┌──

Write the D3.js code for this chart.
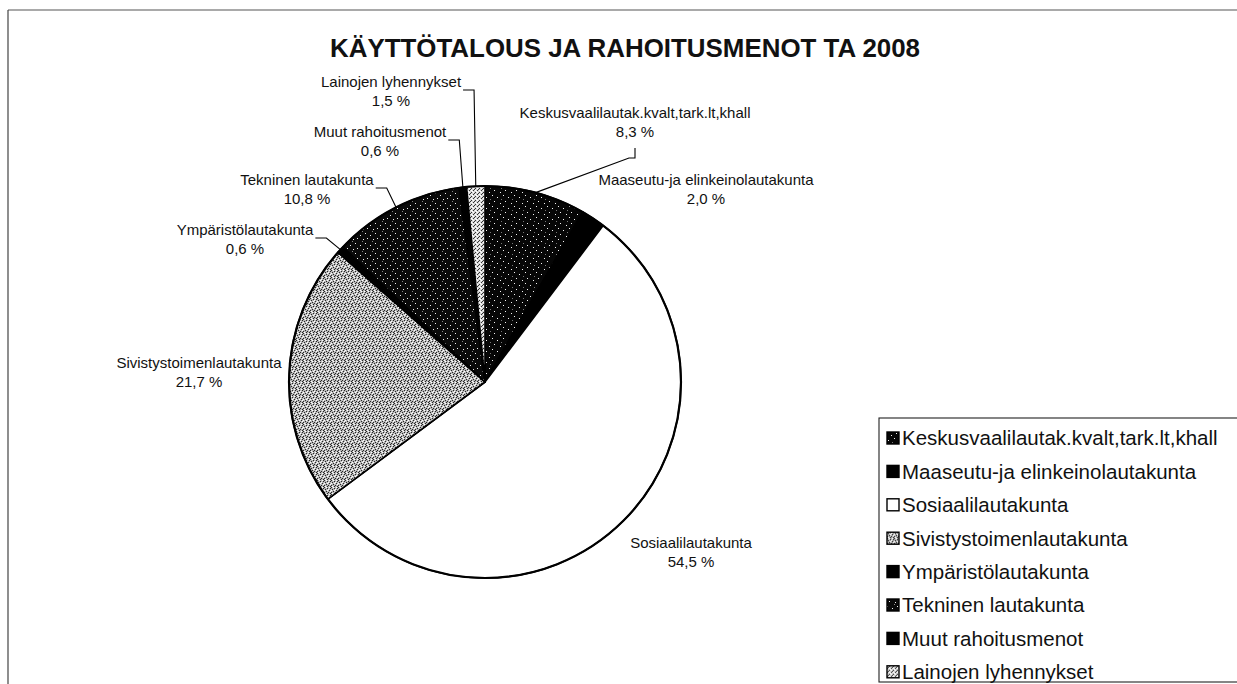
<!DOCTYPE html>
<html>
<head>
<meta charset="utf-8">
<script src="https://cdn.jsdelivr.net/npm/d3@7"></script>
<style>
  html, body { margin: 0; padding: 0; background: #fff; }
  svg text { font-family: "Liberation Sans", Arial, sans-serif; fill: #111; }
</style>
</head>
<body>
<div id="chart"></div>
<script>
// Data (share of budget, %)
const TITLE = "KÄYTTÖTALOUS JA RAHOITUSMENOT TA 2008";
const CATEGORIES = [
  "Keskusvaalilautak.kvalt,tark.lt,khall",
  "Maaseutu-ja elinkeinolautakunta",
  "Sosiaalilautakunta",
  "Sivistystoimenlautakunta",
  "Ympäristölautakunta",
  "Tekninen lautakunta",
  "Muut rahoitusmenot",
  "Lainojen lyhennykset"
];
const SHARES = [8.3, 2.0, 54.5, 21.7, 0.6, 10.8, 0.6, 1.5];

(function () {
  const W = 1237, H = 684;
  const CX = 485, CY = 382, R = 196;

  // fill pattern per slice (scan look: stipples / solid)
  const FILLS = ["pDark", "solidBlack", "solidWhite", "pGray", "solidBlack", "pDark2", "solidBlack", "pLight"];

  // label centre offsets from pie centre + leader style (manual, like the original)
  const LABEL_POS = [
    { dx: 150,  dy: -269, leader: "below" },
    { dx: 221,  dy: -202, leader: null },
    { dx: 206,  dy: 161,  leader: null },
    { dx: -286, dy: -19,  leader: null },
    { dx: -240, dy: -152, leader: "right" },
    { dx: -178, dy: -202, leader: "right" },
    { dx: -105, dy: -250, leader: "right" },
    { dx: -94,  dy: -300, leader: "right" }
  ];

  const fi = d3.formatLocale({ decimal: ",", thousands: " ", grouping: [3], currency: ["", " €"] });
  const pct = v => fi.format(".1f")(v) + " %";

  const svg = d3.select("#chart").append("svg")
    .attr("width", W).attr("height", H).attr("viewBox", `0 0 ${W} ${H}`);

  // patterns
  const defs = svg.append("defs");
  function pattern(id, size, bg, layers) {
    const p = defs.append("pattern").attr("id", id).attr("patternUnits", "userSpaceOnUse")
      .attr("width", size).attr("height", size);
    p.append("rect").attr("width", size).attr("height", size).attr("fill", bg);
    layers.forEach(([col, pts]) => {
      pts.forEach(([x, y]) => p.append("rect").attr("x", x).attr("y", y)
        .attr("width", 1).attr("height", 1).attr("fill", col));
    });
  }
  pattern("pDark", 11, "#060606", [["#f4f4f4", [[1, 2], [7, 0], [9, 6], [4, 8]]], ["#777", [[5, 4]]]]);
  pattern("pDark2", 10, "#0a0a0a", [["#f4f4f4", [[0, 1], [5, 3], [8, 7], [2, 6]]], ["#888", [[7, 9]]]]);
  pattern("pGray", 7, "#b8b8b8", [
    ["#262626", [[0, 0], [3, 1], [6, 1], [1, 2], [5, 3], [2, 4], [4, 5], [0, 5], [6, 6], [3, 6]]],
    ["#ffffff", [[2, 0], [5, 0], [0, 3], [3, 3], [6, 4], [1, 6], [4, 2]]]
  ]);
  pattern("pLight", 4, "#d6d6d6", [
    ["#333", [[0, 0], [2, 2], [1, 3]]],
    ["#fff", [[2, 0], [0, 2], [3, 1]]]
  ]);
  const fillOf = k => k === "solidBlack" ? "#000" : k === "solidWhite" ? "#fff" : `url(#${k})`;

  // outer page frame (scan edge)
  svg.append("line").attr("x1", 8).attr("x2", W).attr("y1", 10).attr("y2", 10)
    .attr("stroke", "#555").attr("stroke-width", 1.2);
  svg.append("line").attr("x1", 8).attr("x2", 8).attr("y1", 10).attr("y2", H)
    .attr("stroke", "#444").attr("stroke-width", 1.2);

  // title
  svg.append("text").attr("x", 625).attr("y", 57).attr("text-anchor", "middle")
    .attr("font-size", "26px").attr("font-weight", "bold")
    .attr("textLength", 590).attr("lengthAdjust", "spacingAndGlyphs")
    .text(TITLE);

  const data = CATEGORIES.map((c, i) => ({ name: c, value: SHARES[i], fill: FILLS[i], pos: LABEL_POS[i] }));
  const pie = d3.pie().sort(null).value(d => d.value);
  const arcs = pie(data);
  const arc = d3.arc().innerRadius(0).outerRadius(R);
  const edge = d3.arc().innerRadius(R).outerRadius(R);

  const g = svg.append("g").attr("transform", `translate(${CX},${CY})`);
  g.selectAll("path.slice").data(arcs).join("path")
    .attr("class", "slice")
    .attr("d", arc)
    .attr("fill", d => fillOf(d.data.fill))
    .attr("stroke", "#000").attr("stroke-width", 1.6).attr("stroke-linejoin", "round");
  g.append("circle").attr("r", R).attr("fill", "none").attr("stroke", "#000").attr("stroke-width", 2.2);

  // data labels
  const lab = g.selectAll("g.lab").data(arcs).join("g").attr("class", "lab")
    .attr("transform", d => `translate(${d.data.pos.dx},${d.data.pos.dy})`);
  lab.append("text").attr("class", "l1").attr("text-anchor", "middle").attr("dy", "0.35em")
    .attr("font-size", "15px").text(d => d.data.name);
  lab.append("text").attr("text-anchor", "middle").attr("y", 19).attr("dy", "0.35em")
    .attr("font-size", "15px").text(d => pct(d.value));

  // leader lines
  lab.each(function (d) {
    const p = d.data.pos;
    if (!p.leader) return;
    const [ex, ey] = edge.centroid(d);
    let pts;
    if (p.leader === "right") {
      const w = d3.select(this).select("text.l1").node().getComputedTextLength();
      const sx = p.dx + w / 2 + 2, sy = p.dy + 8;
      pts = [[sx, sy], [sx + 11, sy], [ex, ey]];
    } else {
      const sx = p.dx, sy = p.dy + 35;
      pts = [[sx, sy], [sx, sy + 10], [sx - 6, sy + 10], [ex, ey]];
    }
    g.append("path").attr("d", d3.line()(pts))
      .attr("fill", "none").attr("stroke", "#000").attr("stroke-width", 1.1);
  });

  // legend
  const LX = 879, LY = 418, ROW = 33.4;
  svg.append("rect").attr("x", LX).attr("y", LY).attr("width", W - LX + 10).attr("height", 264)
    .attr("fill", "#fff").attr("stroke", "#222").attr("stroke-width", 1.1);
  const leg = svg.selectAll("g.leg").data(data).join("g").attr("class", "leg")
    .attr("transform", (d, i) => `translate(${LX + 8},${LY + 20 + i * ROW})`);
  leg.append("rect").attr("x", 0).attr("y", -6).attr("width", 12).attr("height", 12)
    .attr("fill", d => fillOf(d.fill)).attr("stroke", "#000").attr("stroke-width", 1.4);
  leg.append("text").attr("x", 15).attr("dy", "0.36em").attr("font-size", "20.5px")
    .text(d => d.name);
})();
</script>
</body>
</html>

└──
┌──

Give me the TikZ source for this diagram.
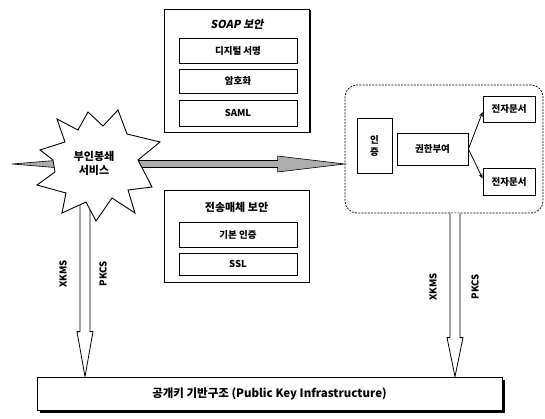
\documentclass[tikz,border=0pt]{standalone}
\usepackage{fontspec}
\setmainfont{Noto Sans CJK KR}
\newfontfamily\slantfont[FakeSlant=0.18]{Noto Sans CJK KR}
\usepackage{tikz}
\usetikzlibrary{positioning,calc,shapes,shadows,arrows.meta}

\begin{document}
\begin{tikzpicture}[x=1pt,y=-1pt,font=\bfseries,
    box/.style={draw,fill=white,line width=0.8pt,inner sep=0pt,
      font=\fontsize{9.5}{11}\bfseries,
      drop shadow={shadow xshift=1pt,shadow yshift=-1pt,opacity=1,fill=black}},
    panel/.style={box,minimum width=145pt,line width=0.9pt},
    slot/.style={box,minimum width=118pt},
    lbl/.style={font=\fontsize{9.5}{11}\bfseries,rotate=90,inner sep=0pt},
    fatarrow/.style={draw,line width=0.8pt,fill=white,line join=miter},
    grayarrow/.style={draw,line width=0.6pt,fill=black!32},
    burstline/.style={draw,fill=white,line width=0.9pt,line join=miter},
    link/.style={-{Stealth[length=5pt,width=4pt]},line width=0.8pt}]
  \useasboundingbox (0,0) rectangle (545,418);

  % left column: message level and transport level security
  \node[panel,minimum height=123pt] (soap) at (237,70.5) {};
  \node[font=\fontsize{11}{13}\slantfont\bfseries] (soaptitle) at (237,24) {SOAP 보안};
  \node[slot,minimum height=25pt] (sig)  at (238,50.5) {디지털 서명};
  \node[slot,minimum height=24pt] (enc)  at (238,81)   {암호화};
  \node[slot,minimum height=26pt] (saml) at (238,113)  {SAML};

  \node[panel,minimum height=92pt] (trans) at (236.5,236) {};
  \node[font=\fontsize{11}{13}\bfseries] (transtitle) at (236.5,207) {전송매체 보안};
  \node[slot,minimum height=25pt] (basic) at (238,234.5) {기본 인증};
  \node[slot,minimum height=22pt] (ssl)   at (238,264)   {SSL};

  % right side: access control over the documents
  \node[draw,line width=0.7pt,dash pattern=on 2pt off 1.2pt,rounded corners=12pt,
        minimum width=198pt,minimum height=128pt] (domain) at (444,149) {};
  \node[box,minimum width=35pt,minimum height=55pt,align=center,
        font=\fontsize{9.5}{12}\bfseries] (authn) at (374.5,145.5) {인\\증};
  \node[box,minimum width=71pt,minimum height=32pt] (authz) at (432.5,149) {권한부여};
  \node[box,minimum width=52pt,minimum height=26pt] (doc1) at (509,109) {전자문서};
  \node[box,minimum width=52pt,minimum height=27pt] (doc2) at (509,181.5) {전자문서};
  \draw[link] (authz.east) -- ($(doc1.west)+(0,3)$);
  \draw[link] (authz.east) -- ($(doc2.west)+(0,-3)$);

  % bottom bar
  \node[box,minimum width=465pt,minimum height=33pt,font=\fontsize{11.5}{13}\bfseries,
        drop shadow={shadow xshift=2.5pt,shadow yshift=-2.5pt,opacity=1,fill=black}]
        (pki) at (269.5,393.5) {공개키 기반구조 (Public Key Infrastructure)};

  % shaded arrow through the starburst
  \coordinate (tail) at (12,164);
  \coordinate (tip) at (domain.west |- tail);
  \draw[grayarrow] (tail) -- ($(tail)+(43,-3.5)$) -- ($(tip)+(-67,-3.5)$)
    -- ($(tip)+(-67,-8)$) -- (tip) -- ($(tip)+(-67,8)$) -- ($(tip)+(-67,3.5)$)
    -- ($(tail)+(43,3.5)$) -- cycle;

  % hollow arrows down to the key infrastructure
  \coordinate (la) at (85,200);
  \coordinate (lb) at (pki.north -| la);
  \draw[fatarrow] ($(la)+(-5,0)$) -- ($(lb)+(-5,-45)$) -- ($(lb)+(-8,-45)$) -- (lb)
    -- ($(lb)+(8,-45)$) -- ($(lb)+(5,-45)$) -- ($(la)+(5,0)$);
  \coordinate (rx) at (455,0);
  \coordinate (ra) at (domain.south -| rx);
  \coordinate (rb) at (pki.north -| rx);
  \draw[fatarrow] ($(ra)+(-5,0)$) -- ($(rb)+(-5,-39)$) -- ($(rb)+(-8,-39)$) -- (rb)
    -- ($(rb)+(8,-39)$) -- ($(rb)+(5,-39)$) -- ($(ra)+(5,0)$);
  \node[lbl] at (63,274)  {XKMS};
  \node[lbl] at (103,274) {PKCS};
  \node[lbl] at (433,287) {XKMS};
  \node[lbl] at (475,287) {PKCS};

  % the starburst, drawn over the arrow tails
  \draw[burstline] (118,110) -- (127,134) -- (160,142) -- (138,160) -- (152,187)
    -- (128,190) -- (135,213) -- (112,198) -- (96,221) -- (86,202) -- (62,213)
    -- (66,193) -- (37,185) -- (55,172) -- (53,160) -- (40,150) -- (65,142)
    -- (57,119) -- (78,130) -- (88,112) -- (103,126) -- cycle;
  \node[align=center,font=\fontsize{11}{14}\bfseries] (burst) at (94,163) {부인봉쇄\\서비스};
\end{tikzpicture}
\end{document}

└──
┌──

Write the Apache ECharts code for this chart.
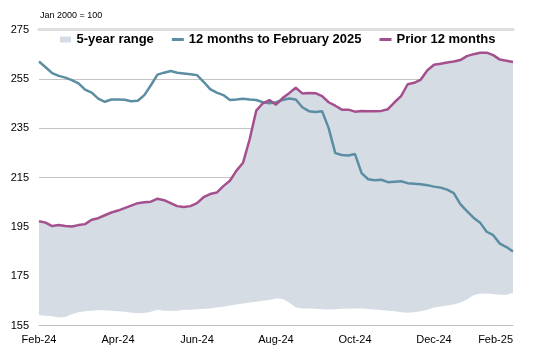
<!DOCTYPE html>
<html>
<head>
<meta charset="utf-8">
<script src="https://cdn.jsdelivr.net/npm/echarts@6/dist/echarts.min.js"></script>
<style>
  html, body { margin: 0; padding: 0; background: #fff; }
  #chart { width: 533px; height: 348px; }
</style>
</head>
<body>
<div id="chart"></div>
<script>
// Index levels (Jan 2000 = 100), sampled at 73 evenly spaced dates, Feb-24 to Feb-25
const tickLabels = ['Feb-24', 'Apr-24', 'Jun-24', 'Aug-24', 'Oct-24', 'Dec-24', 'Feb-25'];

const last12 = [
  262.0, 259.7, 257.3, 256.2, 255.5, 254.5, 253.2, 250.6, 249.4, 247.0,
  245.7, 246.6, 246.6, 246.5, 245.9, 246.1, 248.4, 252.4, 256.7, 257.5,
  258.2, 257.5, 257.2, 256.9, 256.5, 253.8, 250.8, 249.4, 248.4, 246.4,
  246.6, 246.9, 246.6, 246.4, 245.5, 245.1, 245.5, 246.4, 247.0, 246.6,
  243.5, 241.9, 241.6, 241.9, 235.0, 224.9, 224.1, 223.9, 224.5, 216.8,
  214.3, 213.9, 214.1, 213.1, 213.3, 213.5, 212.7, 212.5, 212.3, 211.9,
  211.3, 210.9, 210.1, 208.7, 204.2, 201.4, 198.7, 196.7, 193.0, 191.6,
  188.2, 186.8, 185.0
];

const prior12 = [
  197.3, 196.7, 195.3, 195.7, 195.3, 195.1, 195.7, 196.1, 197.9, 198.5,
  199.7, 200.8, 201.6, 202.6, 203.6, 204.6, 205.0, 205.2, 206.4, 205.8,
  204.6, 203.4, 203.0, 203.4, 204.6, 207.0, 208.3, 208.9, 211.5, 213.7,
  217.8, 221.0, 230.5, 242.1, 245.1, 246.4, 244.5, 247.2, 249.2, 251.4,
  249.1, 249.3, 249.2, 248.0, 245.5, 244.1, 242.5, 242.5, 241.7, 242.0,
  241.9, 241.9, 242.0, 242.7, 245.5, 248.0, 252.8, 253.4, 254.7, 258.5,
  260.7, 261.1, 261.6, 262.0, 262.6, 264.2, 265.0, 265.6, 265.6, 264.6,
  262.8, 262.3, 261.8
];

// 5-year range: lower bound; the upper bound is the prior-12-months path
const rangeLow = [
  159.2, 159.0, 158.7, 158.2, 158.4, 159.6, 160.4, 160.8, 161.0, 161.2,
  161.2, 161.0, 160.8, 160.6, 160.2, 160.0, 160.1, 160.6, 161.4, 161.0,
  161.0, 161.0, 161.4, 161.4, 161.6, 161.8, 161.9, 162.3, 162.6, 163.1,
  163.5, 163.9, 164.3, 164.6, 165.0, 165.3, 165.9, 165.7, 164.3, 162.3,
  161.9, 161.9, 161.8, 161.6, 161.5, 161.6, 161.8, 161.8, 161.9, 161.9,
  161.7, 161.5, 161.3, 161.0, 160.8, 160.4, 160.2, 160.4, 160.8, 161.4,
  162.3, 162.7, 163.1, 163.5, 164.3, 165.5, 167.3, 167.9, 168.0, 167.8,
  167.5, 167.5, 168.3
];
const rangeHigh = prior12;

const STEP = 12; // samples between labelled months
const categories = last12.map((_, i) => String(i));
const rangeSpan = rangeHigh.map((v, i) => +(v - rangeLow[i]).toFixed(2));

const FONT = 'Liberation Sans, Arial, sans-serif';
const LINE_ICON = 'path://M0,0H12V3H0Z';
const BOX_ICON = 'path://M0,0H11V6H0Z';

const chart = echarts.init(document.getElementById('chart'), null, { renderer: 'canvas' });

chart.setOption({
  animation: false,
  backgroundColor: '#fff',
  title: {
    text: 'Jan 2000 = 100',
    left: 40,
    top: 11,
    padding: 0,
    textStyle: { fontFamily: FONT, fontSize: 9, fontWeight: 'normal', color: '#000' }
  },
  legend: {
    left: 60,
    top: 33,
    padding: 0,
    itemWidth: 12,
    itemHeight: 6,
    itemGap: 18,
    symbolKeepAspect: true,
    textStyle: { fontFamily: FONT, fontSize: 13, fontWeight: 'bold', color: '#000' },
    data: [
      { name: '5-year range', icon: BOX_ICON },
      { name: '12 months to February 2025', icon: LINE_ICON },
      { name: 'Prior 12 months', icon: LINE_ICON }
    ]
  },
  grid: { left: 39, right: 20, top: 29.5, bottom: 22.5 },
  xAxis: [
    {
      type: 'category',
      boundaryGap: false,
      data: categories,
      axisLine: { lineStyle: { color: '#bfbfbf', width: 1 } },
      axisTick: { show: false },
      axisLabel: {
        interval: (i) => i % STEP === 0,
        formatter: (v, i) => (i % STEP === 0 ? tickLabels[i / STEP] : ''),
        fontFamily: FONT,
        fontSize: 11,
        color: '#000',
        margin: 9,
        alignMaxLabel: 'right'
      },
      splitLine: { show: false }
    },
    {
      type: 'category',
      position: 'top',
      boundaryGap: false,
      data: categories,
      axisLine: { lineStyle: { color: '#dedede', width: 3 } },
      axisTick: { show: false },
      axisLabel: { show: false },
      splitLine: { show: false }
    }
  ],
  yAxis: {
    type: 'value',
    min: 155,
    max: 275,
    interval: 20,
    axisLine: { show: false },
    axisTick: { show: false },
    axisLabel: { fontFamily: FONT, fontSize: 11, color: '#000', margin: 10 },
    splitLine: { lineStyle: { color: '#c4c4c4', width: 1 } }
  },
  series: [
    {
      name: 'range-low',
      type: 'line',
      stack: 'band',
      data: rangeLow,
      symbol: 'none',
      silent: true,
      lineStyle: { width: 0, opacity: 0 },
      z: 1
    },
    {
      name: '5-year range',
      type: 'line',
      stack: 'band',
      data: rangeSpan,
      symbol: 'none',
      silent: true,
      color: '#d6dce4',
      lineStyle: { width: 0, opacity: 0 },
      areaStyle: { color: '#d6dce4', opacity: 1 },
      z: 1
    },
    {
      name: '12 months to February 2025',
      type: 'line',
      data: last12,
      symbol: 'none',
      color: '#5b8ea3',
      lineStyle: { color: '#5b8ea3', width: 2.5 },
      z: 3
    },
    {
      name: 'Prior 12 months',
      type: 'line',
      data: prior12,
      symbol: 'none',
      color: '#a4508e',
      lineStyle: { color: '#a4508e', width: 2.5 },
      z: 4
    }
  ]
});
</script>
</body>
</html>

└──

* Exercise details: Above are the records. Copy only the lines from the one with "Give me the TikZ source for this diagram." through the one with "height=26pt] (saml) at", exactly, with no pictures.

* Result below:
Give me the TikZ source for this diagram.
\documentclass[tikz,border=0pt]{standalone}
\usepackage{fontspec}
\setmainfont{Noto Sans CJK KR}
\newfontfamily\slantfont[FakeSlant=0.18]{Noto Sans CJK KR}
\usepackage{tikz}
\usetikzlibrary{positioning,calc,shapes,shadows,arrows.meta}

\begin{document}
\begin{tikzpicture}[x=1pt,y=-1pt,font=\bfseries,
    box/.style={draw,fill=white,line width=0.8pt,inner sep=0pt,
      font=\fontsize{9.5}{11}\bfseries,
      drop shadow={shadow xshift=1pt,shadow yshift=-1pt,opacity=1,fill=black}},
    panel/.style={box,minimum width=145pt,line width=0.9pt},
    slot/.style={box,minimum width=118pt},
    lbl/.style={font=\fontsize{9.5}{11}\bfseries,rotate=90,inner sep=0pt},
    fatarrow/.style={draw,line width=0.8pt,fill=white,line join=miter},
    grayarrow/.style={draw,line width=0.6pt,fill=black!32},
    burstline/.style={draw,fill=white,line width=0.9pt,line join=miter},
    link/.style={-{Stealth[length=5pt,width=4pt]},line width=0.8pt}]
  \useasboundingbox (0,0) rectangle (545,418);

  % left column: message level and transport level security
  \node[panel,minimum height=123pt] (soap) at (237,70.5) {};
  \node[font=\fontsize{11}{13}\slantfont\bfseries] (soaptitle) at (237,24) {SOAP 보안};
  \node[slot,minimum height=25pt] (sig)  at (238,50.5) {디지털 서명};
  \node[slot,minimum height=24pt] (enc)  at (238,81)   {암호화};
  \node[slot,minimum height=26pt] (saml) at (238,113)  {SAML};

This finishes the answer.